Maybe your living room becomes the immersive social space, while your bedroom keeps a softer version of the same aesthetic. Maybe your office gets one intense statement wall and the rest stays clean. When every room is shouting, none of them feel special.
A styled corner can do a lot. Art, a chair, layered light, a textile, and one great object can create a whole mood without taking over the entire house. That's especially useful in apartments or smaller homes where restraint goes a long way.
How to style festival inspired decor in small spaces
In a smaller room, scale and editing matter more than ever. Choose one dominant artwork, one main textile, and a tight palette. Use mirrors carefully if you want to bounce light, but avoid cluttering reflective surfaces with too many accessories.
Wall-mounted pieces help keep the floor open. Softer lighting makes the room feel deeper. And if you want a maximal visual hit without physical bulk, high-impact prints are your friend.
Keep it personal or it falls flat
The best festival-inspired rooms feel connected to real experiences. Maybe that means framing a print from an artist you discovered at a show. Maybe it means displaying a custom piece that marks a trip, an event, or a collaboration. Maybe it just means choosing work that genuinely hits you in the chest when you walk by.
That part matters more than perfect styling. A room can be technically well-designed and still feel sterile. Personal connection is what gives this aesthetic soul.
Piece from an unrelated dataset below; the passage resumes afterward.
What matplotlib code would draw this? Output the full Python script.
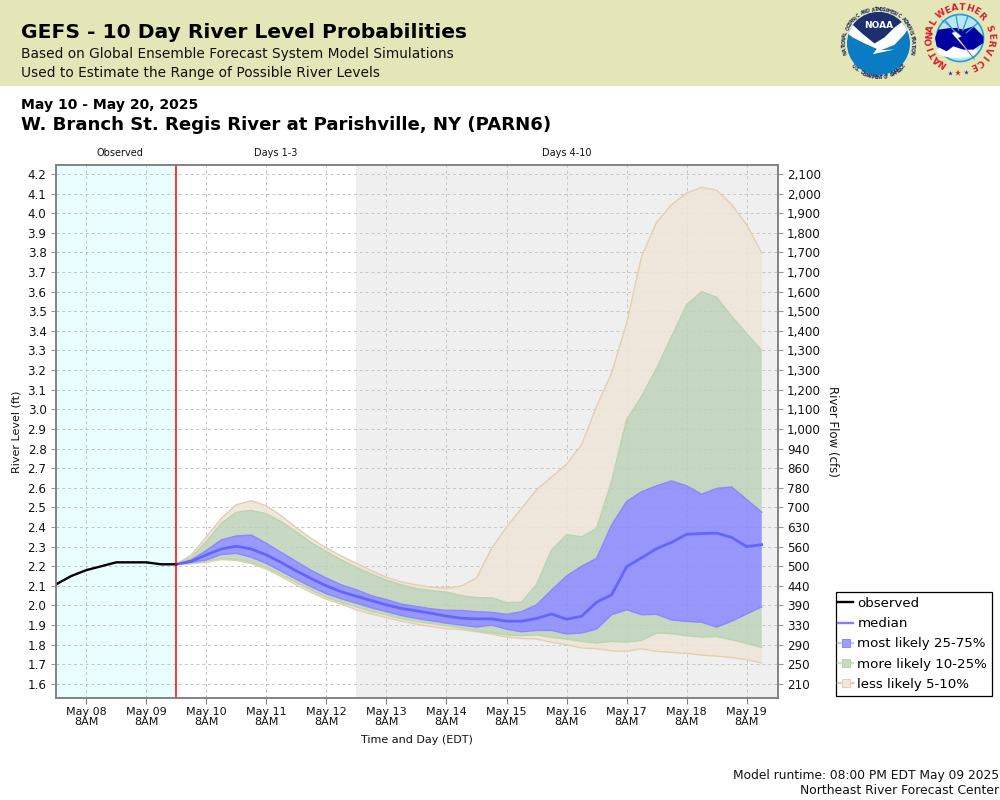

So if something looks cool but doesn't feel like you, skip it. If a piece is a little weird but you love it, check it out - that's probably the thing the room needs.
Don't chase perfect. Build the vibe over time.
If you're serious about how to style festival inspired decor, treat it like building a collection, not finishing a checklist. Start with one powerful piece, support it with lighting and texture, bring in natural elements, and let the room evolve as you find objects with real energy.
The result should feel less like a theme and more like a frequency. When someone walks in and instantly gets your world, you're there.